(Records from a data collection)
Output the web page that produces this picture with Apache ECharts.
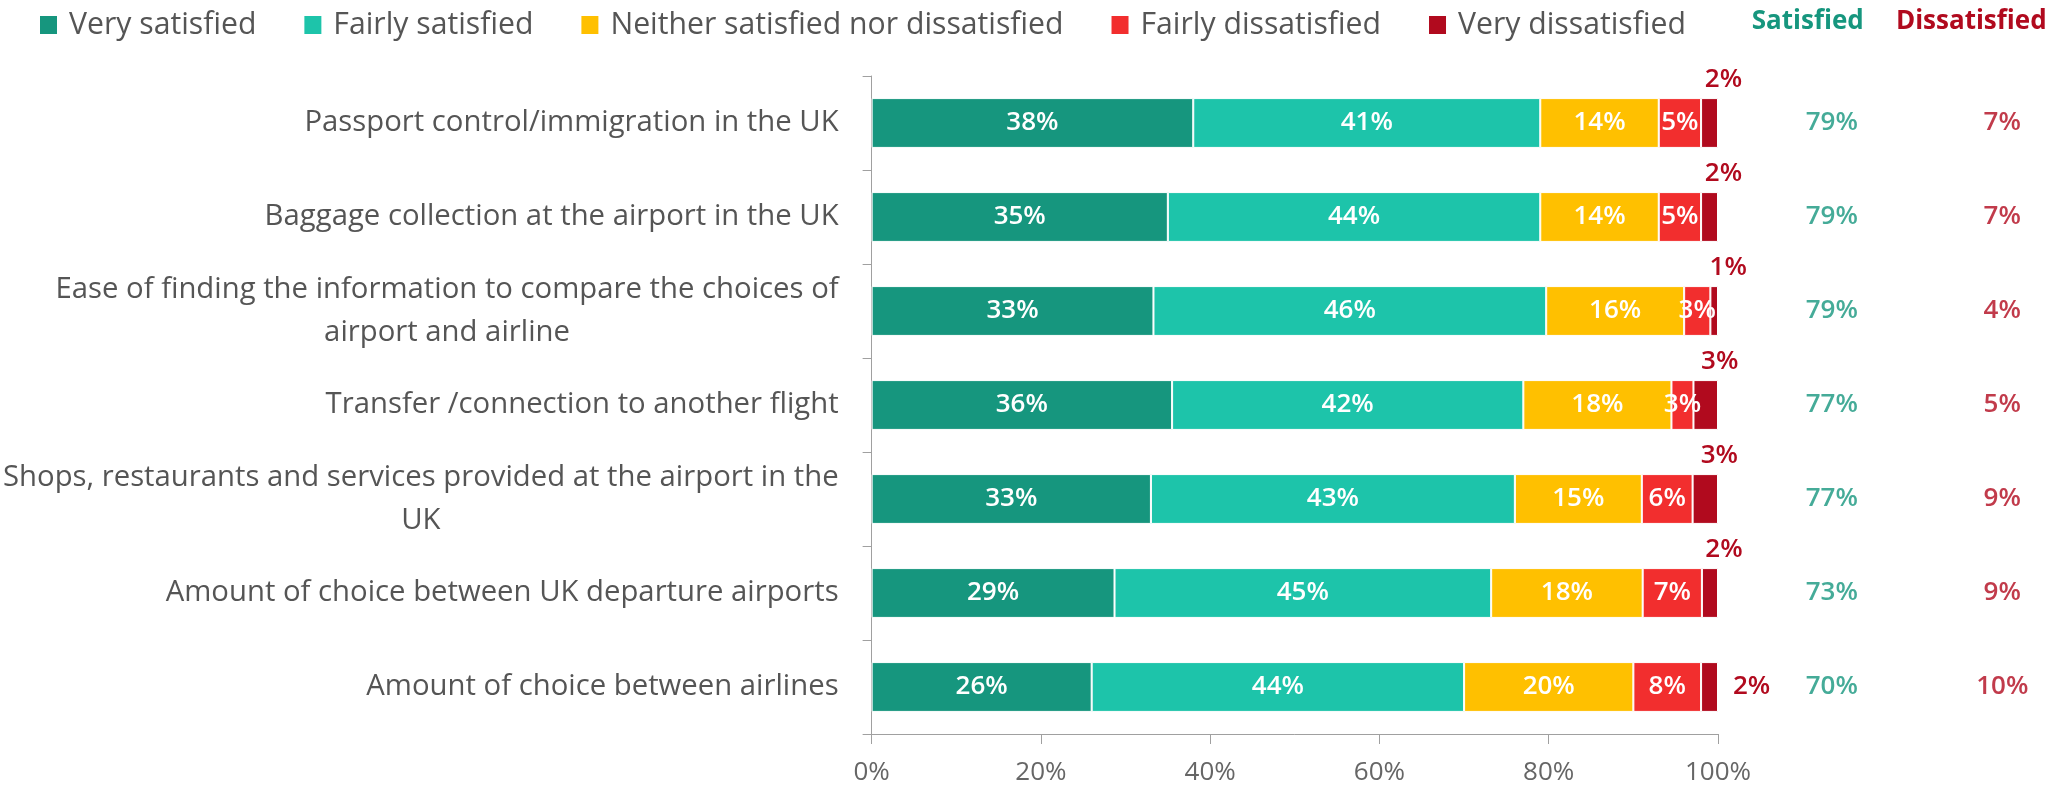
<!DOCTYPE html>
<html><head><meta charset="utf-8">
<script src="https://cdn.jsdelivr.net/npm/echarts@6/dist/echarts.min.js"></script>
<style>html,body{margin:0;padding:0;background:#fff}#c{width:2053px;height:787px}</style>
</head><body><div id="c"></div>
<script>
const categories = [
  'Passport control/immigration in the UK',
  'Baggage collection at the airport in the UK',
  'Ease of finding the information to compare the choices of\nairport and airline',
  'Transfer /connection to another flight',
  'Shops, restaurants and services provided at the airport in the\nUK',
  'Amount of choice between UK departure airports',
  'Amount of choice between airlines'
];
const seriesNames = ['Very satisfied', 'Fairly satisfied', 'Neither satisfied nor dissatisfied', 'Fairly dissatisfied', 'Very dissatisfied'];
const verySatisfied = [38, 35, 33.3, 35.5, 33, 28.7, 26];
const fairlySatisfied = [41, 44, 46.4, 41.5, 43, 44.5, 44];
const neitherSatisfied = [14, 14, 16.3, 17.5, 15, 17.9, 20];
const fairlyDissatisfied = [5, 5, 3.1, 2.6, 6, 7, 8];
const veryDissatisfied = [2, 2, 0.9, 2.9, 3, 1.9, 2];
const summaryHeaders = ['Satisfied', 'Dissatisfied'];
const satisfiedTotal = [79, 79, 79, 77, 77, 73, 70];
const dissatisfiedTotal = [7, 7, 4, 5, 9, 9, 10];
const xTicks = [0, 20, 40, 60, 80, 100];

const colors = ['#16967e', '#1dc4aa', '#ffc000', '#f22e2e', '#b10a1e'];
const FONT = '"Open Sans", sans-serif';
const TEXT = '#555555';
const NUM_WEIGHT = 600;

const chart = echarts.init(document.getElementById('c'), null, {renderer: 'canvas'});
const stacks = [verySatisfied, fairlySatisfied, neitherSatisfied, fairlyDissatisfied, veryDissatisfied];
const lastRow = categories.length - 1;

const barSeries = stacks.map((vals, s) => {
  const isVD = s === 4;
  return {
    name: seriesNames[s],
    type: 'bar',
    stack: 'total',
    barCategoryGap: '47%',
    xAxisIndex: 0, yAxisIndex: 0,
    itemStyle: {color: colors[s], borderColor: '#ffffff', borderWidth: 1},
    emphasis: {disabled: true},
    label: isVD ? {
      show: true, position: 'top', distance: 5, offset: [14, 0],
      color: '#b10a1e', fontFamily: FONT, fontSize: 26, fontWeight: NUM_WEIGHT,
      formatter: p => Math.round(p.value) + '%'
    } : {
      show: true, position: 'inside', color: '#ffffff', fontFamily: FONT, fontSize: 26, fontWeight: NUM_WEIGHT,
      formatter: p => Math.round(p.value) + '%'
    },
    data: vals.map((v, i) => (isVD && i === lastRow)
      ? {value: v, label: {position: 'right', distance: 15, offset: [0, 0]}}
      : v)
  };
});

const summarySeries = [satisfiedTotal, dissatisfiedTotal].map((vals, k) => ({
  type: 'scatter',
  xAxisIndex: 1, yAxisIndex: 1,
  symbolSize: 0,
  silent: true,
  label: {
    show: true, position: 'inside', offset: [k === 0 ? 24 : 31, 0],
    color: k === 0 ? '#16967e' : '#b10a1e', fontFamily: FONT, fontSize: 26, fontWeight: NUM_WEIGHT,
    formatter: p => p.value[2] + '%'
  },
  data: vals.map((v, i) => [k, i, v])
}));

chart.setOption({
  animation: false,
  textStyle: {fontFamily: FONT},
  legend: {
    data: seriesNames,
    left: 33, top: 5,
    icon: 'rect', itemWidth: 19, itemHeight: 20, itemGap: 46,
    selectedMode: false,
    textStyle: {fontFamily: FONT, fontSize: 30.2, color: TEXT, padding: [0, 0, 0, 6]}
  },
  grid: [
    {left: 866, right: 335, top: 76, bottom: 53, containLabel: false},
    {left: 1726, width: 340, top: 76, bottom: 53, containLabel: false}
  ],
  xAxis: [
    {
      type: 'value', gridIndex: 0, min: 0, max: 100, interval: 20,
      axisLine: {show: true, lineStyle: {color: '#a0a0a0', width: 1}},
      axisTick: {show: true, length: 10, lineStyle: {color: '#a0a0a0'}},
      splitLine: {show: false},
      axisLabel: {formatter: v => xTicks.includes(v) ? v + '%' : '', fontFamily: FONT, fontSize: 26, color: '#666666', margin: 26}
    },
    {
      type: 'category', gridIndex: 1, position: 'top', data: summaryHeaders,
      axisLine: {show: false}, axisTick: {show: false}, splitLine: {show: false},
      axisLabel: {
        margin: 41, interval: 0,
        formatter: (v, i) => i === 0 ? '{s|' + v + '}' : '{d|' + v + '}',
        rich: {
          s: {color: '#16967e', fontWeight: 'bold', fontSize: 26, fontFamily: FONT},
          d: {color: '#b10a1e', fontWeight: 'bold', fontSize: 26, fontFamily: FONT}
        }
      }
    }
  ],
  yAxis: [
    {
      type: 'category', gridIndex: 0, data: categories, inverse: true,
      axisLine: {show: true, lineStyle: {color: '#a0a0a0', width: 1}},
      axisTick: {show: true, length: 9, lineStyle: {color: '#a0a0a0'}},
      splitLine: {show: false},
      axisLabel: {
        margin: 33, interval: 0,
        formatter: v => v.split('\n').map(l => '{c|' + l + '}').join('\n'),
        rich: {c: {align: 'center', fontSize: 29.3, lineHeight: 43, color: TEXT, fontFamily: FONT}}
      }
    },
    {
      type: 'category', gridIndex: 1, data: categories, inverse: true, show: false
    }
  ],
  series: barSeries.concat(summarySeries)
});
</script>
</body></html>
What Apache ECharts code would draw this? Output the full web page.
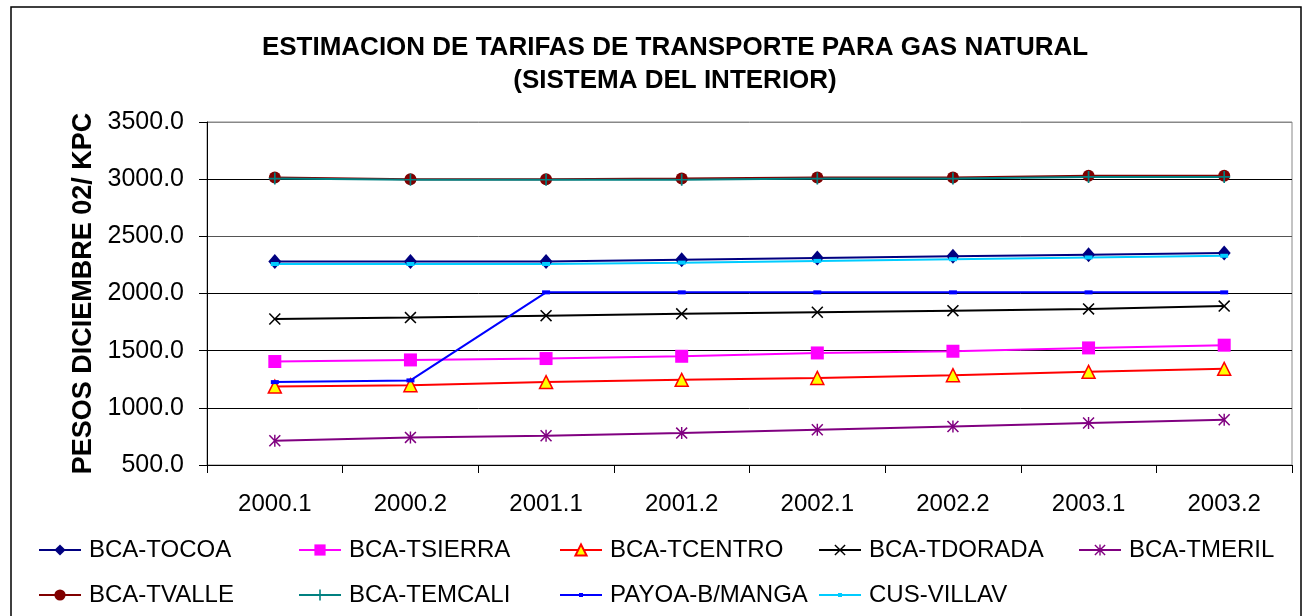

STATED GOAL →
Transcribe the records above exactly as they appear, leaving out any pictures.

WRITTEN RESPONSE →
Output the web page that produces this picture with Apache ECharts.
<!DOCTYPE html>
<html><head><meta charset="utf-8">
<script src="https://cdn.jsdelivr.net/npm/echarts@6/dist/echarts.min.js"></script>
<style>html,body{margin:0;padding:0;background:#fff}#c{width:2053px;height:787px}</style>
</head><body><div id="c"></div>
<script>
const categories = [
  'Passport control/immigration in the UK',
  'Baggage collection at the airport in the UK',
  'Ease of finding the information to compare the choices of\nairport and airline',
  'Transfer /connection to another flight',
  'Shops, restaurants and services provided at the airport in the\nUK',
  'Amount of choice between UK departure airports',
  'Amount of choice between airlines'
];
const seriesNames = ['Very satisfied', 'Fairly satisfied', 'Neither satisfied nor dissatisfied', 'Fairly dissatisfied', 'Very dissatisfied'];
const verySatisfied = [38, 35, 33.3, 35.5, 33, 28.7, 26];
const fairlySatisfied = [41, 44, 46.4, 41.5, 43, 44.5, 44];
const neitherSatisfied = [14, 14, 16.3, 17.5, 15, 17.9, 20];
const fairlyDissatisfied = [5, 5, 3.1, 2.6, 6, 7, 8];
const veryDissatisfied = [2, 2, 0.9, 2.9, 3, 1.9, 2];
const summaryHeaders = ['Satisfied', 'Dissatisfied'];
const satisfiedTotal = [79, 79, 79, 77, 77, 73, 70];
const dissatisfiedTotal = [7, 7, 4, 5, 9, 9, 10];
const xTicks = [0, 20, 40, 60, 80, 100];

const colors = ['#16967e', '#1dc4aa', '#ffc000', '#f22e2e', '#b10a1e'];
const FONT = '"Open Sans", sans-serif';
const TEXT = '#555555';
const NUM_WEIGHT = 600;

const chart = echarts.init(document.getElementById('c'), null, {renderer: 'canvas'});
const stacks = [verySatisfied, fairlySatisfied, neitherSatisfied, fairlyDissatisfied, veryDissatisfied];
const lastRow = categories.length - 1;

const barSeries = stacks.map((vals, s) => {
  const isVD = s === 4;
  return {
    name: seriesNames[s],
    type: 'bar',
    stack: 'total',
    barCategoryGap: '47%',
    xAxisIndex: 0, yAxisIndex: 0,
    itemStyle: {color: colors[s], borderColor: '#ffffff', borderWidth: 1},
    emphasis: {disabled: true},
    label: isVD ? {
      show: true, position: 'top', distance: 5, offset: [14, 0],
      color: '#b10a1e', fontFamily: FONT, fontSize: 26, fontWeight: NUM_WEIGHT,
      formatter: p => Math.round(p.value) + '%'
    } : {
      show: true, position: 'inside', color: '#ffffff', fontFamily: FONT, fontSize: 26, fontWeight: NUM_WEIGHT,
      formatter: p => Math.round(p.value) + '%'
    },
    data: vals.map((v, i) => (isVD && i === lastRow)
      ? {value: v, label: {position: 'right', distance: 15, offset: [0, 0]}}
      : v)
  };
});

const summarySeries = [satisfiedTotal, dissatisfiedTotal].map((vals, k) => ({
  type: 'scatter',
  xAxisIndex: 1, yAxisIndex: 1,
  symbolSize: 0,
  silent: true,
  label: {
    show: true, position: 'inside', offset: [k === 0 ? 24 : 31, 0],
    color: k === 0 ? '#16967e' : '#b10a1e', fontFamily: FONT, fontSize: 26, fontWeight: NUM_WEIGHT,
    formatter: p => p.value[2] + '%'
  },
  data: vals.map((v, i) => [k, i, v])
}));

chart.setOption({
  animation: false,
  textStyle: {fontFamily: FONT},
  legend: {
    data: seriesNames,
    left: 33, top: 5,
    icon: 'rect', itemWidth: 19, itemHeight: 20, itemGap: 46,
    selectedMode: false,
    textStyle: {fontFamily: FONT, fontSize: 30.2, color: TEXT, padding: [0, 0, 0, 6]}
  },
  grid: [
    {left: 866, right: 335, top: 76, bottom: 53, containLabel: false},
    {left: 1726, width: 340, top: 76, bottom: 53, containLabel: false}
  ],
  xAxis: [
    {
      type: 'value', gridIndex: 0, min: 0, max: 100, interval: 20,
      axisLine: {show: true, lineStyle: {color: '#a0a0a0', width: 1}},
      axisTick: {show: true, length: 10, lineStyle: {color: '#a0a0a0'}},
      splitLine: {show: false},
      axisLabel: {formatter: v => xTicks.includes(v) ? v + '%' : '', fontFamily: FONT, fontSize: 26, color: '#666666', margin: 26}
    },
    {
      type: 'category', gridIndex: 1, position: 'top', data: summaryHeaders,
      axisLine: {show: false}, axisTick: {show: false}, splitLine: {show: false},
      axisLabel: {
        margin: 41, interval: 0,
        formatter: (v, i) => i === 0 ? '{s|' + v + '}' : '{d|' + v + '}',
        rich: {
          s: {color: '#16967e', fontWeight: 'bold', fontSize: 26, fontFamily: FONT},
          d: {color: '#b10a1e', fontWeight: 'bold', fontSize: 26, fontFamily: FONT}
        }
      }
    }
  ],
  yAxis: [
    {
      type: 'category', gridIndex: 0, data: categories, inverse: true,
      axisLine: {show: true, lineStyle: {color: '#a0a0a0', width: 1}},
      axisTick: {show: true, length: 9, lineStyle: {color: '#a0a0a0'}},
      splitLine: {show: false},
      axisLabel: {
        margin: 33, interval: 0,
        formatter: v => v.split('\n').map(l => '{c|' + l + '}').join('\n'),
        rich: {c: {align: 'center', fontSize: 29.3, lineHeight: 43, color: TEXT, fontFamily: FONT}}
      }
    },
    {
      type: 'category', gridIndex: 1, data: categories, inverse: true, show: false
    }
  ],
  series: barSeries.concat(summarySeries)
});
</script>
</body></html>
What Apache ECharts code would draw this? Output the full web page.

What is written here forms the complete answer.